C’est assez fou que Quentyn et Aegon aient été si facilement écartés tant ils ont le potentiel de changer beaucoup de choses dans le récit et que les révélations les concernant arrivent à complètement changer la donne, à envisager bien des scénarios alternatifs s’ils parvenaient à leurs fins, à interpréter différemment des agissements antérieurs dont on prenait le sens pour acquis... Les deux personnages ont en plus une personnalité assez différente et intéressante, les personnages qui les entourent ne sont pas mal non plus... Pour l’instant, leur intrigue n’est pas assez développée dans ce tome pour s’avérer sensationnelle mais les bases posées sont plutôt prometteuses.
Quant à Daenerys, elle gère Meereen comme la série le montrera mais là encore plus d’éléments viennent enrichir la chose. Xaro encore en vie est là pour marquer le dilemme de rester à Essos ou de conquérir Westeros, ce choix étant d’autant plus important à illustrer qu’il est en lien avec les intrigues de Quentyn et d’Aegon citées plus tôt. Sa relation avec Daario est plus développée, tiraillée entre le désir qu’elle ressent pour lui et son côté brutal et meurtrier qui lui fait peur dans l’influence que cela peut avoir sur elle par-delà l’absence d’intérêt politique d’un tel mariage. Évidemment, là encore on imagine sans mal le lien avec les autres intrigues.

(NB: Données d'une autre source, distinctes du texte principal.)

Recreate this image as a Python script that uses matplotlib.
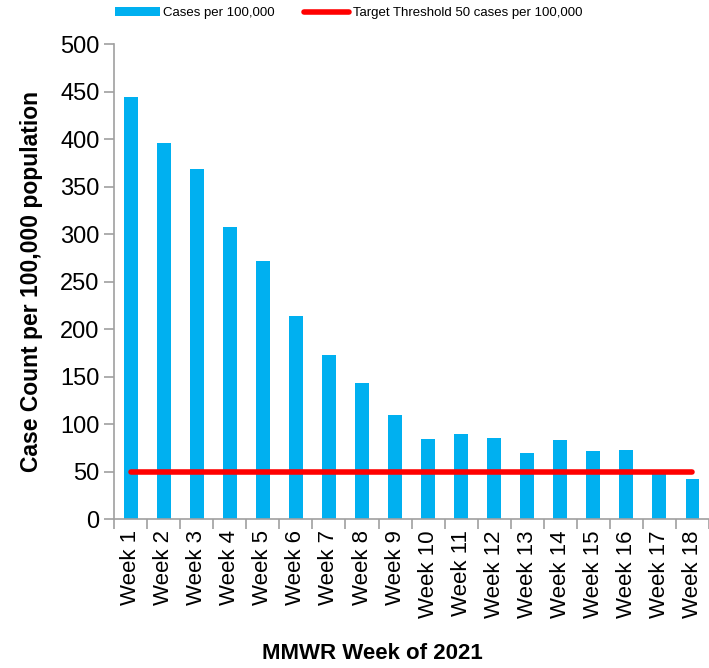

Le Bûcher d’un Roi reprend les intrigues au nord de Westeros et de l’autre côté du détroit posément. Ce qui implique aussi bien assez peu de moments forts et mémorables, peu d’action à coup de grandes batailles ou de duels... que la mise en place et le développement de nouvelles intrigues et de nouveaux personnages prometteurs pour les tomes suivants poursuivant tout cela. C’est donc une petite réussite qui a le mérite d’aller là où la série ne s’aventure qu’à tout petit pas, mais qui n’a pas de moments de grâce pour le distinguer tout particulièrement.